Today is the seventieth anniversary of the first test of an atomic bomb in Alamogordo, New Mexico. As the bomb burst, one of the scientists involved cited a few lines from the Hindu scriptures: “I am become death, the destroyer of worlds.”
In less than a month, atomic bombs were dropped on two civilian targets in Japan – Hiroshima and Nagasaki. About 200,000 persons were killed and many injured – all most all civilians.
The United States had become death, the destroyer of worlds, committing what Pope Paul VI called “a butchery of untold magnitude.”
The United States still has a major stockpile of these weapons, The US did manage to persuade Iran to cease from seeking nuclear weapons but when will the US look at the beam in its own eye (Luke 6:42).
Today’s first reading from the third chapter of Genesis speaks of a God who takes note of the suffering of the people of Israel in Egypt. At Moses’ insistence, he reveals his name in the mysterious word, the unspeakable tetragrammaton: Yahweh. I am who am; I will be what I will be.
It is the great “I am” who sends Moses to call for the release of the people from slavery and oppression. “I am” the one who hears the cry of the poor.
In the Gospel, Matthew 11: 28-30, Jesus calls the weary and heavily-burdened to come to Him; He will give them rest.
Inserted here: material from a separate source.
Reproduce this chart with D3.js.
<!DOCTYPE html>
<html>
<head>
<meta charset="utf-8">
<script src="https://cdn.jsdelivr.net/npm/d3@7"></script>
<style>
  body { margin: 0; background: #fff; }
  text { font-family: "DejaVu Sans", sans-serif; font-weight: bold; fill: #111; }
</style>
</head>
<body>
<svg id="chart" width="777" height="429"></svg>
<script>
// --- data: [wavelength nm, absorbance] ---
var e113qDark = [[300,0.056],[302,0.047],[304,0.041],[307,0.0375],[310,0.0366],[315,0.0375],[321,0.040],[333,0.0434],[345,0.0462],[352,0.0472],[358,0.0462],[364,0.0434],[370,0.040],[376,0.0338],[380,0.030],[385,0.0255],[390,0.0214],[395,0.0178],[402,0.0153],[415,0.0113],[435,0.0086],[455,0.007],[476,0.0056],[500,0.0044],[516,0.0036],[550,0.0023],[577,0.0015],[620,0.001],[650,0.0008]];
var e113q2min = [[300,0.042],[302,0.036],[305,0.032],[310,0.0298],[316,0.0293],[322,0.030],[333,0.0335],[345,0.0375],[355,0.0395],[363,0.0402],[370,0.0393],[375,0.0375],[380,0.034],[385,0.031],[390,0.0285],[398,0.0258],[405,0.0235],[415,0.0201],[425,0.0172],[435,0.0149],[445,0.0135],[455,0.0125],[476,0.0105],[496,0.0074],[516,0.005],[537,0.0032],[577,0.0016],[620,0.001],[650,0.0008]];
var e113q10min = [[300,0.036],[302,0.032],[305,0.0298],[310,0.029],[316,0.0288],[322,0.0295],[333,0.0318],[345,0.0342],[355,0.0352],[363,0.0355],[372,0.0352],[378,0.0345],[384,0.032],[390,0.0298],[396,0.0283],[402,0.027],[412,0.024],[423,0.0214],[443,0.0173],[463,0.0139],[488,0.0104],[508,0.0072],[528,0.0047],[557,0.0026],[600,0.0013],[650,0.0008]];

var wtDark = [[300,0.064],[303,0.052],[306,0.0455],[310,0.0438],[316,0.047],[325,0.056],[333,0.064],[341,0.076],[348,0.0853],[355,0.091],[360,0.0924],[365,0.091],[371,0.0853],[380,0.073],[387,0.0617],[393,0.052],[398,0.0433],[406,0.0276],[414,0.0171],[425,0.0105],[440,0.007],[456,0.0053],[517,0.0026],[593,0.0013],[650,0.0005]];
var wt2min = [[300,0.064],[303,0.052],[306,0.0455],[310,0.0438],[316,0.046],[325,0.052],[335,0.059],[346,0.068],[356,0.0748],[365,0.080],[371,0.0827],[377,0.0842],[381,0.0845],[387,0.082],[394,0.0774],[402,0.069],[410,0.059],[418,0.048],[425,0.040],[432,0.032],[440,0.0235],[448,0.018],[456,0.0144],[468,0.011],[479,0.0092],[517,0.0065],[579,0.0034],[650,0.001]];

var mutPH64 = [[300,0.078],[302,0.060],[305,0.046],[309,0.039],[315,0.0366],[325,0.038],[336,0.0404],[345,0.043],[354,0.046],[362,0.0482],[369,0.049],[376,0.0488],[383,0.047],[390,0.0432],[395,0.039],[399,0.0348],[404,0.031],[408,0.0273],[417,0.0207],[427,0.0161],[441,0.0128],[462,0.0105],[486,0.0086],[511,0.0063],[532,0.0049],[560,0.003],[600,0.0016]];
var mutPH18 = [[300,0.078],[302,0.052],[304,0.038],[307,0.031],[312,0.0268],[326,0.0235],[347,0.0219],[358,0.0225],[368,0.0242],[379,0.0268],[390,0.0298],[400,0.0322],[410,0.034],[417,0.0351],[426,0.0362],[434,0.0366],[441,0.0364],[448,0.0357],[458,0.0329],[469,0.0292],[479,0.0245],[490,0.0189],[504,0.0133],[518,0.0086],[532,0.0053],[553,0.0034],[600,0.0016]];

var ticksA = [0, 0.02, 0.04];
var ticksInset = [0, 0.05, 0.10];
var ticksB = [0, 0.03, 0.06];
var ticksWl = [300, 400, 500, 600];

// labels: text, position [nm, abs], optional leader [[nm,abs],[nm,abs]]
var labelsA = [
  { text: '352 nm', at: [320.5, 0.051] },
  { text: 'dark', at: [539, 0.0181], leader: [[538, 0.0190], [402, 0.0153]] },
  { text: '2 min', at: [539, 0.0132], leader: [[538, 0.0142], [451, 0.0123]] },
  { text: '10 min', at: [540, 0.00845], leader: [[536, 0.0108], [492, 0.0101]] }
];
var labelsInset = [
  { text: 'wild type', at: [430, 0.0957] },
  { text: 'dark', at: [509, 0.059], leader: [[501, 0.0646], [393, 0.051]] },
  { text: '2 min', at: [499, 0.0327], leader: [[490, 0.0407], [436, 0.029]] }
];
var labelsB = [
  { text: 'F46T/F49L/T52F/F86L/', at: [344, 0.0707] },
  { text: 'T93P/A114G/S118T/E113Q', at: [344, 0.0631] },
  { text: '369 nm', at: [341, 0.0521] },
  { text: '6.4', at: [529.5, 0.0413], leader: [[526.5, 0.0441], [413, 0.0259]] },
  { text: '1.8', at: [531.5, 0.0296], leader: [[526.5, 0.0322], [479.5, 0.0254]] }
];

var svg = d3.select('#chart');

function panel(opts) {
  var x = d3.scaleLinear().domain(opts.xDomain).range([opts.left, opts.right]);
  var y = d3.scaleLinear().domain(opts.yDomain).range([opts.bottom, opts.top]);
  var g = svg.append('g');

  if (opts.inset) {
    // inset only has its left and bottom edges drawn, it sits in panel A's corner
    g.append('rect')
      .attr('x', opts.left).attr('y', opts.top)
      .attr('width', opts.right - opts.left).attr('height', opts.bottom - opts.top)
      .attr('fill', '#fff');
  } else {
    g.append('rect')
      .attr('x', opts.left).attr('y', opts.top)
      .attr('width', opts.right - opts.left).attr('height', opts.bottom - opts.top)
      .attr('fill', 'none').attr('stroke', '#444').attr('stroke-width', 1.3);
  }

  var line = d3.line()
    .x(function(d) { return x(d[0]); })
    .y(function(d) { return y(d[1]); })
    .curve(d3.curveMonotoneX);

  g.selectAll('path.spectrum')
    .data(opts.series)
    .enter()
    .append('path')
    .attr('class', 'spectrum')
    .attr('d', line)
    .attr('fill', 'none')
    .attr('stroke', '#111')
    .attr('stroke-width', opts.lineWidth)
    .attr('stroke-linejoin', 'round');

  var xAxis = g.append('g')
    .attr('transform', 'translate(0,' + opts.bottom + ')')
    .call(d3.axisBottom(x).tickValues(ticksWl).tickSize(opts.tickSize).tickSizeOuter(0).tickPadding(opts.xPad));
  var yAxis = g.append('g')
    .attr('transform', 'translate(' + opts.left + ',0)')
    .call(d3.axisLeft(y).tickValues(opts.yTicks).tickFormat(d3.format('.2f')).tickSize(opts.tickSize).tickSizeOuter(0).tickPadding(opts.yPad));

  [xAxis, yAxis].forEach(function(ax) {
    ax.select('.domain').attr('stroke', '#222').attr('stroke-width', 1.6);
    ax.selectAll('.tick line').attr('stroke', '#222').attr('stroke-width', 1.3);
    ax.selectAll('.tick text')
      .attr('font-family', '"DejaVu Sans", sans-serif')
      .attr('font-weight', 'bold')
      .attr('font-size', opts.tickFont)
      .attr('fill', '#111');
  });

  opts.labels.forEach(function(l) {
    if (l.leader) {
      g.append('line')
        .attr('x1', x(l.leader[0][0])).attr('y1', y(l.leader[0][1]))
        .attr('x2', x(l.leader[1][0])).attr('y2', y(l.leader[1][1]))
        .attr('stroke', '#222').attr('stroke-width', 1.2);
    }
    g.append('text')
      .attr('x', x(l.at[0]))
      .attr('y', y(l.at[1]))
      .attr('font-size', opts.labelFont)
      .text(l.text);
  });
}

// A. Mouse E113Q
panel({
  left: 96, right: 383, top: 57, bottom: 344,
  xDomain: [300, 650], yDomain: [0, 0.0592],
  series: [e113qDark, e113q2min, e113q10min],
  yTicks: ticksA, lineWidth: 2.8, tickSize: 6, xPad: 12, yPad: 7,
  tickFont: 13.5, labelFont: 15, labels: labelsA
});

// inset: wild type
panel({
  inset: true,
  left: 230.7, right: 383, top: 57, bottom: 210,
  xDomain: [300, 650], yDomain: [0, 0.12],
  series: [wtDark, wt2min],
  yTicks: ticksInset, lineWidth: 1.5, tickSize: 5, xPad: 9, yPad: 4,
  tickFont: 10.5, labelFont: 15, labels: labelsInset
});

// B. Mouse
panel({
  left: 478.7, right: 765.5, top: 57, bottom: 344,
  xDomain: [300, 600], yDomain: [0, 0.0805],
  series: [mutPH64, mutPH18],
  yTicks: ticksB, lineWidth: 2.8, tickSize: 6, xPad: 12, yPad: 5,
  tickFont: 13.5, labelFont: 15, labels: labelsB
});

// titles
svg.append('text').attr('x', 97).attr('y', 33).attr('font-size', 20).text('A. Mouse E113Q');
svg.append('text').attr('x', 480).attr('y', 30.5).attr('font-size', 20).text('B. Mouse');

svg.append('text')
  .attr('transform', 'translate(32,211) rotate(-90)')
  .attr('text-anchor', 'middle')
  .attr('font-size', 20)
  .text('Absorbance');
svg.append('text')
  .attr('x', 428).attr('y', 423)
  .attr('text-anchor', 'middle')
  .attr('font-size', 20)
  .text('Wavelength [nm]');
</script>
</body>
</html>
He is not death, the destroyer of worlds. He is the God who saves, who takes on the burdens of His people. He is the God who died on the cross and died under the bombs of Hiroshima and Nagasaki – as well as under every form of war, oppression, torture, and murder.
He is the God of life.
Today then is a day to repent, to express sorrow for the use of weapons of mass destruction and for planning to use them in the future.
What the US bishops wrote in 1983 in their pastoral letter The Challenge of Peace, must become our challenge:
… we must shape the climate of public opinion which will make it possible for our country to express profound sorrow over the atomic bombing in 1945. Without that sorrow, there is no possibility of finding a way to repudiate future uses of nuclear weapons or of conventional weapons in such military actions as would not fulfill just-war criteria.
Let us follow the God of Life, not the gods of death.